Er gründet – beraten von einem befreundeten Rechtsanwalt – eine Käufergemeinschaft in der Rechtsform eines Clubs. Dieser „Dallas Buyers Club“ besorgt gegen einen monatlichen Mitgliedsbeitrag von 400 Dollar die nicht von der FDA zugelassenen Medikamente, wie ddC und T-Peptid, und verteilt sie kostenlos an die HIV-erkrankten Mitglieder des Clubs.
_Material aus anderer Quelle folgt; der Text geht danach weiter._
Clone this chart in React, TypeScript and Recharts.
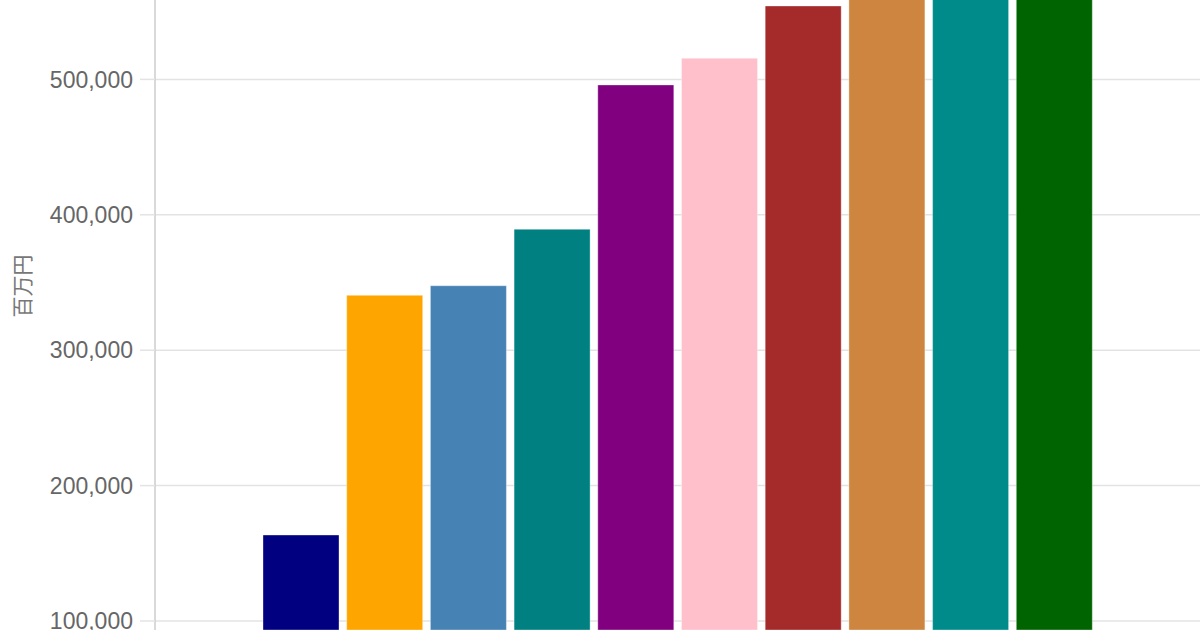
import { BarChart, Bar, Cell, XAxis, YAxis, CartesianGrid } from "recharts";

// one bar per item, left to right
const categories = ["1", "2", "3", "4", "5", "6", "7", "8", "9", "10"];
const values = [163500, 340500, 347600, 389300, 495900, 515600, 554200, 590000, 615000, 640000];
const colors = [
  "#000080", "#FFA500", "#4682B4", "#008080", "#800080",
  "#FFC0CB", "#A52A2A", "#CD853F", "#008B8B", "#006400",
];
const yTicks = [100000, 200000, 300000, 400000, 500000];
const yUnit = "百万円";

const data = categories.map((name, i) => ({ name, value: values[i] }));

const fmt = (v: number) => v.toLocaleString("en-US");

export default function App() {
  return (
    <div
      style={{
        position: "absolute",
        left: 0,
        top: 0,
        width: 1200,
        height: 630,
        background: "#fff",
        fontFamily: "'Liberation Sans', Arial, sans-serif",
      }}
    >
      <BarChart
        width={1200}
        height={630}
        data={data}
        margin={{ top: 0, right: 0, bottom: 0, left: 0 }}
        barCategoryGap={4}
      >
        <CartesianGrid vertical={false} stroke="#e3e3e3" strokeWidth={1.5} syncWithTicks />
        <XAxis dataKey="name" hide padding={{ left: 104, right: 104 }} />
        <YAxis
          width={155}
          domain={[93350, 558640]}
          allowDataOverflow
          ticks={yTicks}
          interval={0}
          tickFormatter={fmt}
          tickSize={15}
          tickMargin={7}
          tickLine={{ stroke: "#e3e3e3", strokeWidth: 1.5 }}
          axisLine={{ stroke: "#cccccc", strokeWidth: 1.5 }}
          tick={{ fill: "#666666", fontSize: 23 }}
          label={{
            content: ({ viewBox }: any) => {
              const cx = viewBox.x + 21;
              const cy = viewBox.y + viewBox.height / 2 - 29;
              return (
                <text
                  x={cx}
                  y={cy}
                  transform={`rotate(-90 ${cx} ${cy})`}
                  textAnchor="middle"
                  dominantBaseline="central"
                  fill="#777777"
                  fontSize={21}
                  fontFamily="'Noto Sans CJK JP', sans-serif"
                >
                  {yUnit}
                </text>
              );
            },
          }}
        />
        <Bar dataKey="value" isAnimationActive={false} stroke="#ffffff" strokeOpacity={0.35}>
          {data.map((d, i) => (
            <Cell key={d.name} fill={colors[i]} />
          ))}
        </Bar>
      </BarChart>
    </div>
  );
}
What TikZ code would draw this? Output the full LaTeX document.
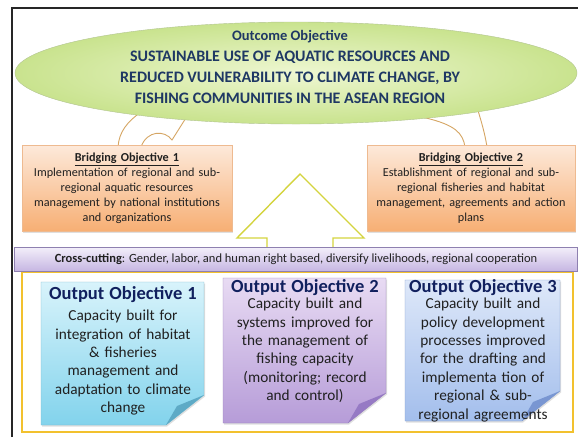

Das macht aus geschmuggelten Medikamenten Medikamente zum Eigengebrauch, die nicht gehandelt werden müssen.

Der wichtigste, emotionalste Teil des Films ist die Beziehung, die zwischen Ron und seiner Krankenhaus-Bekanntschaft Rayon entsteht, gespielt von Jared Leto ("Alexander" – 2004; Panic Room – 2002; Requiem for a Dream – 2000; American Psycho – 2000; Durchgeknallt – 1999; Fight Club – 1999; Der schmale Grat – 1998; Düstere Legenden – 1998; Ein amerikanischer Quilt – 1995). In diesen Moment entwickelt der Film eine stille, ruhige Kraft.

Und irgendwann steht uns da dieser hagere Typ mit den Augenringen und dem Hobby Rodeo reiten gegenüber. Und ist ganz sympathisch. Er reitet den Bullen halt und versucht, oben zu bleiben. Entschlossen, so wie er gegen die FDA und die Pharmalobby gekämpft hat. McConaughey wurde für diese Rolle 2014 mit dem Hauptrollen-Oscar ausgezeichnet.